## The exercise
Write the data below out exactly as it stands. Do not include the pictures.

## Data excerpt
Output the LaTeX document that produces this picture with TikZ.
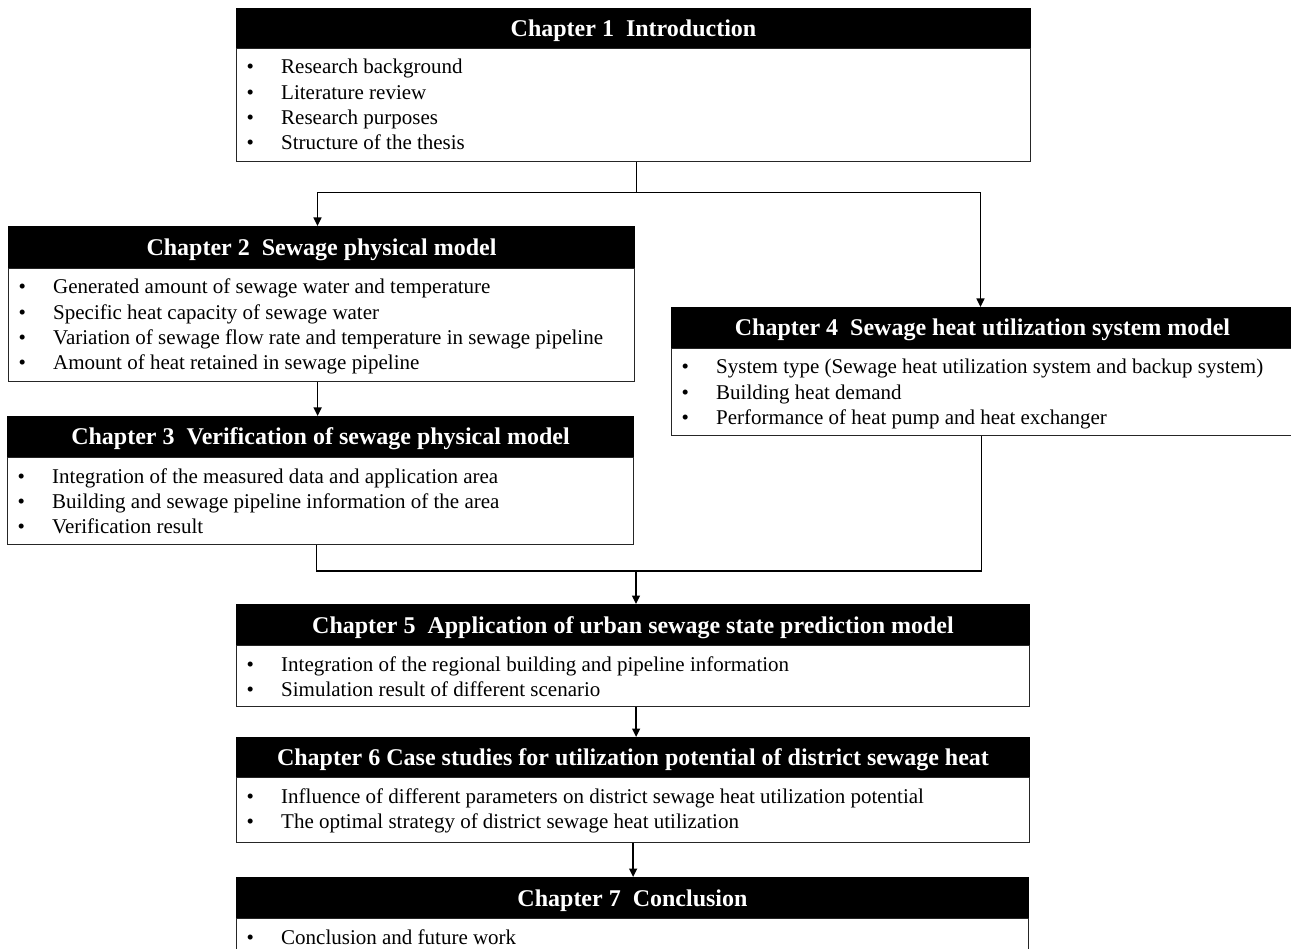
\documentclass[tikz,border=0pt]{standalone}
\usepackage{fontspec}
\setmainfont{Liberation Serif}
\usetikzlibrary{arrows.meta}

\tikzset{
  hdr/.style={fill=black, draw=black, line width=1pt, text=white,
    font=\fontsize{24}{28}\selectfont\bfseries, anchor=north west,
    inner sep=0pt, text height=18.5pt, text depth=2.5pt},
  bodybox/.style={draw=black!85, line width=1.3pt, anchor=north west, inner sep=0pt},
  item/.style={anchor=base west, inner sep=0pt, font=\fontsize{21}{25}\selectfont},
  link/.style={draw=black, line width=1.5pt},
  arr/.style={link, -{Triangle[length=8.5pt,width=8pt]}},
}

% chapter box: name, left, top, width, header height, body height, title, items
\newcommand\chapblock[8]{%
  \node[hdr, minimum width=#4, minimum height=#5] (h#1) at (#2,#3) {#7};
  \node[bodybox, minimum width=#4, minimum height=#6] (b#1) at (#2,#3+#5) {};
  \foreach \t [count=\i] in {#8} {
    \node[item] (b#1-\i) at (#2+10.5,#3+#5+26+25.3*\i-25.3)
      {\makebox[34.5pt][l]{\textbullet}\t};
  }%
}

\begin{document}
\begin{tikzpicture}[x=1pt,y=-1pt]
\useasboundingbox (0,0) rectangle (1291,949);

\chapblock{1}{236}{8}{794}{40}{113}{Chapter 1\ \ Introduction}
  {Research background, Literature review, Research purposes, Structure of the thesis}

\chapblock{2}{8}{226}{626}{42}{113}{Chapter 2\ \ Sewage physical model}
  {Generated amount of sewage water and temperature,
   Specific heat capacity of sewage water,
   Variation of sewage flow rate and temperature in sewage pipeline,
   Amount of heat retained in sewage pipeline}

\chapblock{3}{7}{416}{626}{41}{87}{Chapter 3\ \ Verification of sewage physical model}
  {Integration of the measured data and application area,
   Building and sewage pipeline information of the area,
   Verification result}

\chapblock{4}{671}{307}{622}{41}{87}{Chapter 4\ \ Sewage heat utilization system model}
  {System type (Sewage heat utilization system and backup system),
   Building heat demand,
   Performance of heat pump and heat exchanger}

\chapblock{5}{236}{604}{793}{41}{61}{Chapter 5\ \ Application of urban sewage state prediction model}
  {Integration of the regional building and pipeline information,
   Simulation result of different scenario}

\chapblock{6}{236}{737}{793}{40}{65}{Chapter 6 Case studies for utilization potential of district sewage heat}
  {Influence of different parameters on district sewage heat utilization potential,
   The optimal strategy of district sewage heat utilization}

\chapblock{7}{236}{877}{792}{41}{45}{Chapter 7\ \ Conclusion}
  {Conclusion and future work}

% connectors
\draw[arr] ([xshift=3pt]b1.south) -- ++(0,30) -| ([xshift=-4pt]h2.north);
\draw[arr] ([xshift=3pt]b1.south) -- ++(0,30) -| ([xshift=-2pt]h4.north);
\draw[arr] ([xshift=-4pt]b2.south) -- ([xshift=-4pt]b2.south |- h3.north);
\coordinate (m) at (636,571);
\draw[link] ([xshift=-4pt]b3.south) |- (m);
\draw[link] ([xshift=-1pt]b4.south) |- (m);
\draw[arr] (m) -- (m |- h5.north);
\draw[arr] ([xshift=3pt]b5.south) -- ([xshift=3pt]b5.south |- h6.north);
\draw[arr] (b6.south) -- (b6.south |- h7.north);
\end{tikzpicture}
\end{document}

## Full answer
Output the LaTeX document that produces this picture with TikZ.
\documentclass[tikz,border=0pt]{standalone}
\usepackage{fontspec}
\setmainfont{Liberation Serif}
\usetikzlibrary{arrows.meta}

\tikzset{
  hdr/.style={fill=black, draw=black, line width=1pt, text=white,
    font=\fontsize{24}{28}\selectfont\bfseries, anchor=north west,
    inner sep=0pt, text height=18.5pt, text depth=2.5pt},
  bodybox/.style={draw=black!85, line width=1.3pt, anchor=north west, inner sep=0pt},
  item/.style={anchor=base west, inner sep=0pt, font=\fontsize{21}{25}\selectfont},
  link/.style={draw=black, line width=1.5pt},
  arr/.style={link, -{Triangle[length=8.5pt,width=8pt]}},
}

% chapter box: name, left, top, width, header height, body height, title, items
\newcommand\chapblock[8]{%
  \node[hdr, minimum width=#4, minimum height=#5] (h#1) at (#2,#3) {#7};
  \node[bodybox, minimum width=#4, minimum height=#6] (b#1) at (#2,#3+#5) {};
  \foreach \t [count=\i] in {#8} {
    \node[item] (b#1-\i) at (#2+10.5,#3+#5+26+25.3*\i-25.3)
      {\makebox[34.5pt][l]{\textbullet}\t};
  }%
}

\begin{document}
\begin{tikzpicture}[x=1pt,y=-1pt]
\useasboundingbox (0,0) rectangle (1291,949);

\chapblock{1}{236}{8}{794}{40}{113}{Chapter 1\ \ Introduction}
  {Research background, Literature review, Research purposes, Structure of the thesis}

\chapblock{2}{8}{226}{626}{42}{113}{Chapter 2\ \ Sewage physical model}
  {Generated amount of sewage water and temperature,
   Specific heat capacity of sewage water,
   Variation of sewage flow rate and temperature in sewage pipeline,
   Amount of heat retained in sewage pipeline}

\chapblock{3}{7}{416}{626}{41}{87}{Chapter 3\ \ Verification of sewage physical model}
  {Integration of the measured data and application area,
   Building and sewage pipeline information of the area,
   Verification result}

\chapblock{4}{671}{307}{622}{41}{87}{Chapter 4\ \ Sewage heat utilization system model}
  {System type (Sewage heat utilization system and backup system),
   Building heat demand,
   Performance of heat pump and heat exchanger}

\chapblock{5}{236}{604}{793}{41}{61}{Chapter 5\ \ Application of urban sewage state prediction model}
  {Integration of the regional building and pipeline information,
   Simulation result of different scenario}

\chapblock{6}{236}{737}{793}{40}{65}{Chapter 6 Case studies for utilization potential of district sewage heat}
  {Influence of different parameters on district sewage heat utilization potential,
   The optimal strategy of district sewage heat utilization}

\chapblock{7}{236}{877}{792}{41}{45}{Chapter 7\ \ Conclusion}
  {Conclusion and future work}

% connectors
\draw[arr] ([xshift=3pt]b1.south) -- ++(0,30) -| ([xshift=-4pt]h2.north);
\draw[arr] ([xshift=3pt]b1.south) -- ++(0,30) -| ([xshift=-2pt]h4.north);
\draw[arr] ([xshift=-4pt]b2.south) -- ([xshift=-4pt]b2.south |- h3.north);
\coordinate (m) at (636,571);
\draw[link] ([xshift=-4pt]b3.south) |- (m);
\draw[link] ([xshift=-1pt]b4.south) |- (m);
\draw[arr] (m) -- (m |- h5.north);
\draw[arr] ([xshift=3pt]b5.south) -- ([xshift=3pt]b5.south |- h6.north);
\draw[arr] (b6.south) -- (b6.south |- h7.north);
\end{tikzpicture}
\end{document}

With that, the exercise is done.